Task instructions: Exactly as written, write out the lines below from the first to the one containing "var voltageHigh = [27.5, 31.1, 35.9, 39.9, 45.3, 53.4, 67.2];", inclusive. Pictures do not belong in the copy.
== == ==
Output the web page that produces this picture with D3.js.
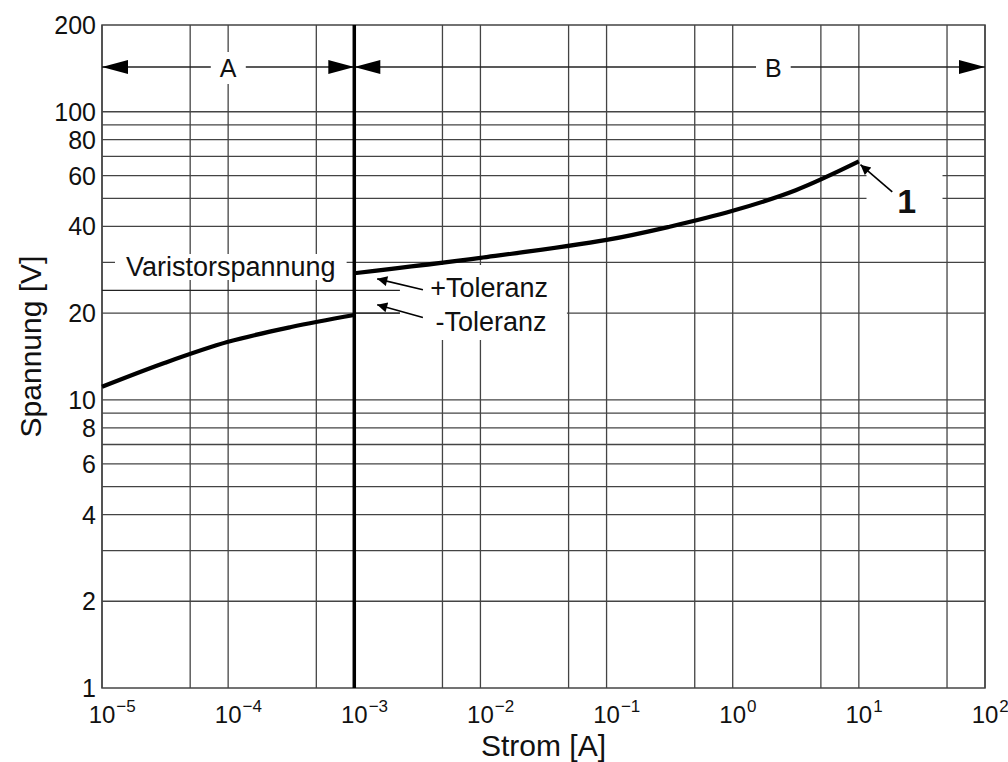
<!DOCTYPE html>
<html lang="de">
<head>
<meta charset="UTF-8">
<script src="https://cdnjs.cloudflare.com/ajax/libs/d3/7.8.5/d3.min.js"></script>
<style>
  body { margin: 0; background: #fff; }
  svg { display: block; }
  text { font-family: "Liberation Sans", Arial, Helvetica, sans-serif; fill: #111; }
</style>
</head>
<body>
<svg id="chart" width="1008" height="762"></svg>
<script>
// Kennlinie
var currentLow = [1e-5, 3.16e-5, 1e-4, 3.16e-4, 1e-3];
var voltageLow = [11.1, 13.45, 15.9, 17.9, 19.7];
var currentHigh = [1e-3, 1e-2, 1e-1, 0.316, 1, 3.16, 10];
var voltageHigh = [27.5, 31.1, 35.9, 39.9, 45.3, 53.4, 67.2];

var xTickExp = [-5, -4, -3, -2, -1, 0, 1, 2];
var xGrid = [1e-5, 5e-5, 1e-4, 5e-4, 1e-3, 5e-3, 1e-2, 5e-2, 1e-1, 5e-1, 1, 5, 10, 50, 100];
var yTickLabels = [1, 2, 4, 6, 8, 10, 20, 40, 60, 80, 100, 200];
var yGrid = [2, 3, 4, 5, 6, 7, 8, 9, 10, 20, 30, 40, 50, 60, 70, 80, 90, 100];

var varistorVoltage = 24;
var regionSplit = 1e-3;

var svg = d3.select("#chart");
var mLeft = 102, mRight = 985, mTop = 25, mBottom = 688;

var x = d3.scaleLog().domain([1e-5, 100]).range([mLeft, mRight]);
var y = d3.scaleLog().domain([1, 200]).range([mBottom, mTop]);

var gridColor = "#444";

// Gitter
svg.append("g").selectAll("line").data(xGrid).join("line")
    .attr("x1", d => x(d)).attr("x2", d => x(d))
    .attr("y1", mTop).attr("y2", mBottom)
    .attr("stroke", gridColor).attr("stroke-width", 1.3);
svg.append("g").selectAll("line").data(yGrid).join("line")
    .attr("x1", mLeft).attr("x2", mRight)
    .attr("y1", d => y(d)).attr("y2", d => y(d))
    .attr("stroke", gridColor).attr("stroke-width", 1.3);

// Rahmen
svg.append("rect").attr("x", mLeft).attr("y", mTop)
    .attr("width", mRight - mLeft).attr("height", mBottom - mTop)
    .attr("fill", "none").attr("stroke", gridColor).attr("stroke-width", 1.5);

// Bereichspfeile A / B
var arrowY = 67;
svg.append("line").attr("x1", mLeft).attr("x2", mRight)
    .attr("y1", arrowY).attr("y2", arrowY)
    .attr("stroke", "#222").attr("stroke-width", 1.3);

function head(tipX, dir) {
    var len = 26, hw = 7;
    return "M" + tipX + "," + arrowY + "L" + (tipX - dir * len) + "," + (arrowY - hw) +
        "L" + (tipX - dir * len) + "," + (arrowY + hw) + "Z";
}
[[x(1e-5), -1], [x(regionSplit), 1], [x(regionSplit), -1], [x(100), 1]].forEach(function (h) {
    svg.append("path").attr("d", head(h[0], h[1])).attr("fill", "#000");
});

// weiße Hintergründe für Beschriftungen
var bg = svg.append("g");
var labels = svg.append("g");

function label(txt, px, py, size, anchor, weight, padX, padY) {
    var t = labels.append("text").attr("x", px).attr("y", py)
        .attr("font-size", size).attr("text-anchor", anchor || "start")
        .attr("dominant-baseline", "central")
        .attr("font-weight", weight || "normal").text(txt);
    var b = t.node().getBBox();
    bg.append("rect").attr("x", b.x - padX).attr("y", b.y - padY)
        .attr("width", b.width + 2 * padX).attr("height", b.height + 2 * padY)
        .attr("fill", "#fff");
    return t;
}

label("A", x(1e-4), arrowY + 1, 25, "middle", null, 9, 2);
label("B", x(2.1), arrowY + 1, 25, "middle", null, 9, 2);
label("Varistorspannung", x(1.05e-4), 267, 27, "middle", null, 11, -2);
// Block für Toleranz-Beschriftung
bg.append("rect").attr("x", x(2.3e-3)).attr("y", 265)
    .attr("width", 167).attr("height", 75).attr("fill", "#fff");
label("+Toleranz", x(4e-3), 288, 27, "start", null, 0, 0);
label("-Toleranz", x(4.4e-3), 322, 27, "start", null, 0, 0);
bg.append("rect").attr("x", x(11.5)).attr("y", 168)
    .attr("width", 76).attr("height", 57).attr("fill", "#fff");
label("1", x(24), 201, 34, "middle", "bold", 0, 0);

// Varistorspannung-Linie
svg.append("line").attr("x1", x(1e-5)).attr("x2", x(2.3e-3))
    .attr("y1", y(varistorVoltage)).attr("y2", y(varistorVoltage))
    .attr("stroke", "#222").attr("stroke-width", 1.3);
// -Toleranz-Linie (bis zur Beschriftung)
svg.append("line").attr("x1", x(regionSplit)).attr("x2", x(2.3e-3))
    .attr("y1", y(20)).attr("y2", y(20))
    .attr("stroke", "#222").attr("stroke-width", 1.3);

// Grenze A/B
svg.append("line").attr("x1", x(regionSplit)).attr("x2", x(regionSplit))
    .attr("y1", mTop).attr("y2", mBottom)
    .attr("stroke", "#000").attr("stroke-width", 3.5);

// Kennlinie
var line = d3.line().x(d => x(d[0])).y(d => y(d[1])).curve(d3.curveCatmullRom.alpha(0.5));
svg.append("path").datum(d3.zip(currentLow, voltageLow))
    .attr("d", line).attr("fill", "none").attr("stroke", "#000").attr("stroke-width", 4.2);
svg.append("path").datum(d3.zip(currentHigh, voltageHigh))
    .attr("d", line).attr("fill", "none").attr("stroke", "#000").attr("stroke-width", 4.2);

// Hinweispfeile
var defs = svg.append("defs");
defs.append("marker").attr("id", "tip").attr("viewBox", "0 0 10 10")
    .attr("refX", 10).attr("refY", 5).attr("markerWidth", 15).attr("markerHeight", 10)
    .attr("markerUnits", "userSpaceOnUse").attr("orient", "auto")
    .append("path").attr("d", "M0,0L10,5L0,10Z").attr("fill", "#000");

var pointers = [
    [[3.5e-3, 24.1], [1.52e-3, 26.3]],
    [[3.5e-3, 19.3], [1.52e-3, 21.4]],
    [[18.4, 52.7], [10.3, 65.5]]
];
svg.append("g").selectAll("line").data(pointers).join("line")
    .attr("x1", d => x(d[0][0])).attr("y1", d => y(d[0][1]))
    .attr("x2", d => x(d[1][0])).attr("y2", d => y(d[1][1]))
    .attr("stroke", "#000").attr("stroke-width", 1.6)
    .attr("marker-end", "url(#tip)");

// Achsenbeschriftung Y
svg.append("g").selectAll("text").data(yTickLabels).join("text")
    .attr("x", mLeft - 6).attr("y", d => y(d))
    .attr("text-anchor", "end").attr("dominant-baseline", "central")
    .attr("font-size", 25).text(d => d);

// Achsenbeschriftung X (10 mit Exponent)
var xt = svg.append("g").selectAll("g").data(xTickExp).join("g");
xt.each(function (e) {
    var g = d3.select(this);
    var t = g.append("text").attr("y", 723).attr("font-size", 24);
    t.append("tspan").text("10");
    t.append("tspan").attr("font-size", 17).attr("dy", -11).attr("dx", 1)
        .text(e < 0 ? "\u2212" + (-e) : String(e));
    var w10 = t.select("tspan").node().getComputedTextLength();
    t.attr("x", x(Math.pow(10, e)) - w10 / 2);
});

svg.append("text").attr("x", (mLeft + mRight) / 2).attr("y", 745)
    .attr("text-anchor", "middle").attr("dominant-baseline", "central")
    .attr("font-size", 30).text("Strom [A]");
svg.append("text")
    .attr("transform", "translate(30," + ((mTop + mBottom) / 2 - 10) + ") rotate(-90)")
    .attr("text-anchor", "middle").attr("dominant-baseline", "central")
    .attr("font-size", 30).text("Spannung [V]");
</script>
</body>
</html>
== == ==
Reply:
Output the web page that produces this picture with D3.js.
<!DOCTYPE html>
<html lang="de">
<head>
<meta charset="UTF-8">
<script src="https://cdnjs.cloudflare.com/ajax/libs/d3/7.8.5/d3.min.js"></script>
<style>
  body { margin: 0; background: #fff; }
  svg { display: block; }
  text { font-family: "Liberation Sans", Arial, Helvetica, sans-serif; fill: #111; }
</style>
</head>
<body>
<svg id="chart" width="1008" height="762"></svg>
<script>
// Kennlinie
var currentLow = [1e-5, 3.16e-5, 1e-4, 3.16e-4, 1e-3];
var voltageLow = [11.1, 13.45, 15.9, 17.9, 19.7];
var currentHigh = [1e-3, 1e-2, 1e-1, 0.316, 1, 3.16, 10];
var voltageHigh = [27.5, 31.1, 35.9, 39.9, 45.3, 53.4, 67.2];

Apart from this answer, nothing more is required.